How Promote Supports Data Quality

Standardized Quality Rules

By promoting quality checks from a reference container to other containers, you ensure that the same validation rules apply everywhere. This eliminates drift between environments and reduces the risk of inconsistent quality standards.

For example, if your team maintains a set of quality checks on a canonical customers table, you can promote those checks to every customers table across your datastores — development, staging, and production.

Efficient Computed Asset Management

Computed fields, tables, and files often represent significant engineering effort. Promote allows you to define these assets once and replicate them wherever they're needed, avoiding redundant work and ensuring that all environments use the same transformation logic.

Change Management

When you update a quality check or computed field at the source, re-promoting it to the same destination updates the existing entity rather than creating a duplicate. The platform looks up the destination produced by the previous promotion and updates it in place — even if it has been renamed since. See Entity Matching for the full strategy.

Audit Trail

Every promote operation records detailed metadata — which entities were promoted, from where to where, what the result was (created, updated, skipped, or failed), and who triggered the operation. This provides a clear audit trail for compliance and troubleshooting.

Operation Lifecycle

Promote runs asynchronously through a background worker, and the platform makes guarantees about how an operation behaves through its lifetime:

  • Resumable on retry — If the background worker is interrupted and the operation is retried, the platform skips entities that have already been processed. Previous failed results for the same entity are replaced by the new attempt rather than duplicated.
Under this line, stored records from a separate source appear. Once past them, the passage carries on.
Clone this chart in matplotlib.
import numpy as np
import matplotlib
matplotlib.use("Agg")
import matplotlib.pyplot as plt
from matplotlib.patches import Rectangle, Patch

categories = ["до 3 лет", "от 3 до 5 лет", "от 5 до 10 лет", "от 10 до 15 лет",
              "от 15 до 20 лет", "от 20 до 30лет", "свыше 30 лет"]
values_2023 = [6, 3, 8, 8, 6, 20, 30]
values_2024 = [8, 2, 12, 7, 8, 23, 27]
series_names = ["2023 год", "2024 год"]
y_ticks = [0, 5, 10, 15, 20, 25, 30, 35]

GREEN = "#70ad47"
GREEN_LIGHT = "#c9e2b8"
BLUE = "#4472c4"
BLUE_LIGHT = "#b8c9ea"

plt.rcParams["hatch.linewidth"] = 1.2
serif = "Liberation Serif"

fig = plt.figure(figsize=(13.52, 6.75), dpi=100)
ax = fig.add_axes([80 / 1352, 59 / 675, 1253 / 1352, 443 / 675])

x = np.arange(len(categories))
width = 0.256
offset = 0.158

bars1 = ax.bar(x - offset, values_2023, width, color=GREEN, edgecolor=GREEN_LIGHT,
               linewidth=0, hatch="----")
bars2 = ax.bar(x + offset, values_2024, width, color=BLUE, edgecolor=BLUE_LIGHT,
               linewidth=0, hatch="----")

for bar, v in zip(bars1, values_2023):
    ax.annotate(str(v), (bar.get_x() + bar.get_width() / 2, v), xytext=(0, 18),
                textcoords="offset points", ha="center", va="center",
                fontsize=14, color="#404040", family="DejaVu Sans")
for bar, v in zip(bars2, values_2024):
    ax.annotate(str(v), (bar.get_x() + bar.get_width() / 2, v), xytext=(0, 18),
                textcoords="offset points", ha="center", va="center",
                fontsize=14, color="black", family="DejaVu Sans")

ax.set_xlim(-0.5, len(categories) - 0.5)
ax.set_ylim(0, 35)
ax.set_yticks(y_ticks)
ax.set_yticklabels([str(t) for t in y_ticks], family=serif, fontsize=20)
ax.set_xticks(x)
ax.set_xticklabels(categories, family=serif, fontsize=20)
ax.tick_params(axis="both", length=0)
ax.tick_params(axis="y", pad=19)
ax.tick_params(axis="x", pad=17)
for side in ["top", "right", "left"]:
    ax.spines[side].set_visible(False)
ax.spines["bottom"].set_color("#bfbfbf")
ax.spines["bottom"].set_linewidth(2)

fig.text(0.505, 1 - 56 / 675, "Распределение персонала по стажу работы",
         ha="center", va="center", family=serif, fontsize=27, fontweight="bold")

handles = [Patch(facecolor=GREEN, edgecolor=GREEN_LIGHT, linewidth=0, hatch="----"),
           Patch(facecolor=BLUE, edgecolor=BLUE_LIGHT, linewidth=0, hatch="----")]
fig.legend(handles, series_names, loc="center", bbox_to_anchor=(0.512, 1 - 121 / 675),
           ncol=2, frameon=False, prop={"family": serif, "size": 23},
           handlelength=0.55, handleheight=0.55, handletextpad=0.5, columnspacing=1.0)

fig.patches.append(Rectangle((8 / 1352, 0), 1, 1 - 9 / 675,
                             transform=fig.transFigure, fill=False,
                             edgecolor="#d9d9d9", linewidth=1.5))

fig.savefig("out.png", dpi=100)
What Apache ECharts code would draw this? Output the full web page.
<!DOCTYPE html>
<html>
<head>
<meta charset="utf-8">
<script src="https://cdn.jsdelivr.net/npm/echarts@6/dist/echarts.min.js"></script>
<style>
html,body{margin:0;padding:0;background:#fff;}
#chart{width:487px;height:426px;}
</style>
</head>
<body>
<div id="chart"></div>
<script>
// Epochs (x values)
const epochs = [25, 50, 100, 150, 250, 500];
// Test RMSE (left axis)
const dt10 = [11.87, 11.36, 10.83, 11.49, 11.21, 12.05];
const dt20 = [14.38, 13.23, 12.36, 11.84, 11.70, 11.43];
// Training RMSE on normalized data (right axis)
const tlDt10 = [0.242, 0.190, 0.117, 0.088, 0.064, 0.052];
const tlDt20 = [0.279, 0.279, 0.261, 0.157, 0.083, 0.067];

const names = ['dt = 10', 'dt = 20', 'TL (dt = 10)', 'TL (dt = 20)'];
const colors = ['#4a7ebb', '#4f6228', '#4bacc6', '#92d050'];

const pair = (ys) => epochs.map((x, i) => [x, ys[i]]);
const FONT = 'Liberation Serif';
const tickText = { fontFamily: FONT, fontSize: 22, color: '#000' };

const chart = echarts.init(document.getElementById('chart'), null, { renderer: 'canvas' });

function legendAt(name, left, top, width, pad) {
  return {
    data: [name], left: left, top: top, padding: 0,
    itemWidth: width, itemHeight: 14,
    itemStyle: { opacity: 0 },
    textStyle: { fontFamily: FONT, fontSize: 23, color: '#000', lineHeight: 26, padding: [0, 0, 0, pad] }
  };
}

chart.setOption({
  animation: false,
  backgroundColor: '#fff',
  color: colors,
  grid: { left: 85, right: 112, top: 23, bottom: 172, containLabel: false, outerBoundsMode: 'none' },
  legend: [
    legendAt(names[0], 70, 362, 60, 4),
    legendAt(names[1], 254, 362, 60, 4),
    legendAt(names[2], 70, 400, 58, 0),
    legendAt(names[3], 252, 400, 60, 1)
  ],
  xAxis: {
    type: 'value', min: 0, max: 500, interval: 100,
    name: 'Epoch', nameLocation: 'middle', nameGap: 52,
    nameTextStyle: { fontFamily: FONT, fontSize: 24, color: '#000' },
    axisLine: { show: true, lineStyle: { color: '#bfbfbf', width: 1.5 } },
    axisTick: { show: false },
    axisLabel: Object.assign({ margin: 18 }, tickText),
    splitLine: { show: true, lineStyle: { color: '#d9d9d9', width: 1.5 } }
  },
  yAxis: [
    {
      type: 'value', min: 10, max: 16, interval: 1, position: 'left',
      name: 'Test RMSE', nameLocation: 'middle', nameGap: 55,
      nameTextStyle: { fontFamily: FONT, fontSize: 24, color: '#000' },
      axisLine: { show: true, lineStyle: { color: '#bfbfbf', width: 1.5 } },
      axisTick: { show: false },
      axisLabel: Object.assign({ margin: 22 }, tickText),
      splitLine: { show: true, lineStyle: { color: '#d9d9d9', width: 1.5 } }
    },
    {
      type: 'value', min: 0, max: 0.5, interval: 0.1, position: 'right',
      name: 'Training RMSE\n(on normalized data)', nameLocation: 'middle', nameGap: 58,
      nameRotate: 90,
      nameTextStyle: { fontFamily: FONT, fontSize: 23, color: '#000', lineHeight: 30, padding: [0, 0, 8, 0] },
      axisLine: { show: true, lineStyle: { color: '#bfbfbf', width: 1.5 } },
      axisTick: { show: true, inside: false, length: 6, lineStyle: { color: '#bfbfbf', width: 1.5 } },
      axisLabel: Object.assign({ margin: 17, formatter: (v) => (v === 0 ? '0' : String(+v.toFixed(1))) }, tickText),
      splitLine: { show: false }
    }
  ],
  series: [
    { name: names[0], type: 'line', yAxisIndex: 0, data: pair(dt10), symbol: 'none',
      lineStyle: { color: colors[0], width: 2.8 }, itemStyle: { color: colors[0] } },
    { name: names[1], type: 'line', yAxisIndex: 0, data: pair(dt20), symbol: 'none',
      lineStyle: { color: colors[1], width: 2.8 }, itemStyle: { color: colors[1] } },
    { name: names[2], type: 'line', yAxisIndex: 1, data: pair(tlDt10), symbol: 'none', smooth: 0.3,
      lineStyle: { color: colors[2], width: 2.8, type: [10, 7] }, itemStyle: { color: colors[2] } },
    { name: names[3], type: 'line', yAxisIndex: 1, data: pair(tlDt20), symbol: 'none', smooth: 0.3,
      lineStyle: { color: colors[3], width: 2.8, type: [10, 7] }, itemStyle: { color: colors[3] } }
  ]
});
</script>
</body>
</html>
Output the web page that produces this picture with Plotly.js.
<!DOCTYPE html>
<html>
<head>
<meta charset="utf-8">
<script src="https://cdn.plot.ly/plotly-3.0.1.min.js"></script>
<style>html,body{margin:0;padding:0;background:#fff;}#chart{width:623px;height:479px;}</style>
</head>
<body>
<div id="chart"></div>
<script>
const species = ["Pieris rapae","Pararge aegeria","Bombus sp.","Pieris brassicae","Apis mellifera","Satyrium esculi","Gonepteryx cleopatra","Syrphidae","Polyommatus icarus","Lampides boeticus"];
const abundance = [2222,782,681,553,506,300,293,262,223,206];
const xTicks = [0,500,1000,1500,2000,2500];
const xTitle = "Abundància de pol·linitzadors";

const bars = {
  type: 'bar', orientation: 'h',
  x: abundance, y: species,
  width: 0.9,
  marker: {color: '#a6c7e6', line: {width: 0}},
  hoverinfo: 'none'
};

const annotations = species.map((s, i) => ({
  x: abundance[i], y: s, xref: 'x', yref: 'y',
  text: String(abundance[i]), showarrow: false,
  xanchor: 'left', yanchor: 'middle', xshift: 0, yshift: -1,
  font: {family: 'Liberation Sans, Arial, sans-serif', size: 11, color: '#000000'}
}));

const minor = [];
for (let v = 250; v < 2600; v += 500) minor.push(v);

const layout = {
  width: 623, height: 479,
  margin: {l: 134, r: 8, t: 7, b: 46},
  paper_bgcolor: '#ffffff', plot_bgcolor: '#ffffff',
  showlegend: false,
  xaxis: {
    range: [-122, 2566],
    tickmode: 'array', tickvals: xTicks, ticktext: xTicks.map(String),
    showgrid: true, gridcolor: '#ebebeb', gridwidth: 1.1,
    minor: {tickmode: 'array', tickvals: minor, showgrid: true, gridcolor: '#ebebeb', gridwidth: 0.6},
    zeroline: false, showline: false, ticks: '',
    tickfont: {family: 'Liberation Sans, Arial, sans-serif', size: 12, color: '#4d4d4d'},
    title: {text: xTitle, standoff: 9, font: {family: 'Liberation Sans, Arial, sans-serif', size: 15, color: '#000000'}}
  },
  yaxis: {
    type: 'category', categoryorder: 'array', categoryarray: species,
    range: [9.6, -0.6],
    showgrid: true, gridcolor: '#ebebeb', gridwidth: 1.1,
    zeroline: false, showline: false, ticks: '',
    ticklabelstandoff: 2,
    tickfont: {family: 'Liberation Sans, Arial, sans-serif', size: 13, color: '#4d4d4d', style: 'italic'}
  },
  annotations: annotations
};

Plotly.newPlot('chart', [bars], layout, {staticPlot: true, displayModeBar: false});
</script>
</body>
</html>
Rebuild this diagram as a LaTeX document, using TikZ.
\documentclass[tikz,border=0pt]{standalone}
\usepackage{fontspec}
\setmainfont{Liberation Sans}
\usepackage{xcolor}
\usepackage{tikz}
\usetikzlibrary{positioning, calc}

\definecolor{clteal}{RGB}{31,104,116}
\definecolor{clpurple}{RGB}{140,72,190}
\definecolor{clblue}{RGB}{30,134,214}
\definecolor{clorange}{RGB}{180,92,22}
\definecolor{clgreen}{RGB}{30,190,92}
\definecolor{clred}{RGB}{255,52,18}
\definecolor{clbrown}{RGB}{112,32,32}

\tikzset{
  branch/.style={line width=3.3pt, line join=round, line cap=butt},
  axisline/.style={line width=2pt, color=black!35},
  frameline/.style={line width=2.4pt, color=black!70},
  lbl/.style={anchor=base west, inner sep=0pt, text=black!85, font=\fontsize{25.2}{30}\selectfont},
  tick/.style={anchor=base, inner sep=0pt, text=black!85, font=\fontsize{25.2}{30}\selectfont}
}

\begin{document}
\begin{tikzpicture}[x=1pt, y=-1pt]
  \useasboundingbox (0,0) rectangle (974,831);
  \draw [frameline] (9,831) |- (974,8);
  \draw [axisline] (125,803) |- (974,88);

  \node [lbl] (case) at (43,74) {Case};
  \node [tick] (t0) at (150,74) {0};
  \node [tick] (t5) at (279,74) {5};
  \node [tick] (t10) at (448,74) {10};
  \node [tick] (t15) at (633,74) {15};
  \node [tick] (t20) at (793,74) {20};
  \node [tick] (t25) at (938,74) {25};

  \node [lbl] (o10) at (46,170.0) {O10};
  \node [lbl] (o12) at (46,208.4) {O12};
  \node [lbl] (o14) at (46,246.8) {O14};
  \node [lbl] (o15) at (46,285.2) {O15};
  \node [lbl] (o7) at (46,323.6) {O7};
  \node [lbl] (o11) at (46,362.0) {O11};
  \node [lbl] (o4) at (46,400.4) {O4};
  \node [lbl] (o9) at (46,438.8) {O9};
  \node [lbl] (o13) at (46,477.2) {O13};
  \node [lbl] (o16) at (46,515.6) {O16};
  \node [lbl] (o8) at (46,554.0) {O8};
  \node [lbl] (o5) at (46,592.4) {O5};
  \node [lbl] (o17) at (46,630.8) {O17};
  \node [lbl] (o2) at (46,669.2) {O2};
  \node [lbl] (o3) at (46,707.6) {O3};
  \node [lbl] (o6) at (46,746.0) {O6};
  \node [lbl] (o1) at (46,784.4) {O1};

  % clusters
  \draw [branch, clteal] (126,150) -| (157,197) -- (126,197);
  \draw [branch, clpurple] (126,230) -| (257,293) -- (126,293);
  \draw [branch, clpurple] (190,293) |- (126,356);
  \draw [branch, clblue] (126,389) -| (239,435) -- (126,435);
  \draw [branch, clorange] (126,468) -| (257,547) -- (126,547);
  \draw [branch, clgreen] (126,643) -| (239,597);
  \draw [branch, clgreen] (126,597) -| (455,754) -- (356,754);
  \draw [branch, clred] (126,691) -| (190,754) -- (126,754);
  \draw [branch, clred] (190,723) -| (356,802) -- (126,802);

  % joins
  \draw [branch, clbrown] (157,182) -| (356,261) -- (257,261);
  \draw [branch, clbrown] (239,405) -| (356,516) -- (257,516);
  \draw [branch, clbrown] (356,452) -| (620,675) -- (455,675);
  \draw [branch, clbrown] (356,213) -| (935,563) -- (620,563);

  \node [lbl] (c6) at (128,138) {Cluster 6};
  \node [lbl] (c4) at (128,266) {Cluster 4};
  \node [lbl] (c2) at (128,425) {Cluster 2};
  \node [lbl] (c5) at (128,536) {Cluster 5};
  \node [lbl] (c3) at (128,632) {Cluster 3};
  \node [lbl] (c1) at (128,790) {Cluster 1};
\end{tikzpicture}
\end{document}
You will not see double-promotion or partial duplicates from a worker restart.
  • Abortable mid-run — A running promote operation can be aborted from the Activity page. The worker stops cleanly between entities — already-processed entities keep their result, and the operation is marked as aborted.
  • Per-entity failures do not stop the operation — A promotion is reported as success if at least one entity is created, updated, or skipped. Individual entity failures are surfaced in the per-entity result list. The operation only reports failure when every entity in the request fails.
  • Source and destination must differ — A promote request returns an error if the source and destination resolve to the same container or datastore.

Practical Scenarios

For concrete data engineering scenarios — multi-tenant onboarding, environment rollouts, warehouse migrations, schema versioning, cross-region replication, and DFS standardization — see the Use Cases page.

Best Practices

Practice Rationale
Use Draft mode for quality checks Promoting checks as Draft allows you to review and validate them before they run on the destination. This is especially important when promoting to production environments.
Use tags to organize promotions Tag your quality checks and computed fields by purpose (e.g., pii-checks, financial-rules) so you can promote related assets together using tag-based selection.
Re-promote after source changes When you update a quality check or computed field at the source, re-promote it to push the changes to all destinations. Re-promotion finds the existing destination and updates it in place, rather than creating a duplicate.
Verify source fields exist on the destination For computed field promotions, ensure the destination container has the required source fields. Missing source fields will cause the promotion to fail for those computed fields.
Use auto-match for computed files When promoting computed files, use the auto-match feature to quickly map source files to destination file patterns. Review the confidence scores and adjust manually if needed.
Review promotion results Always check the promotion results to verify that all entities were successfully promoted. Failed promotions may indicate schema mismatches or naming conflicts.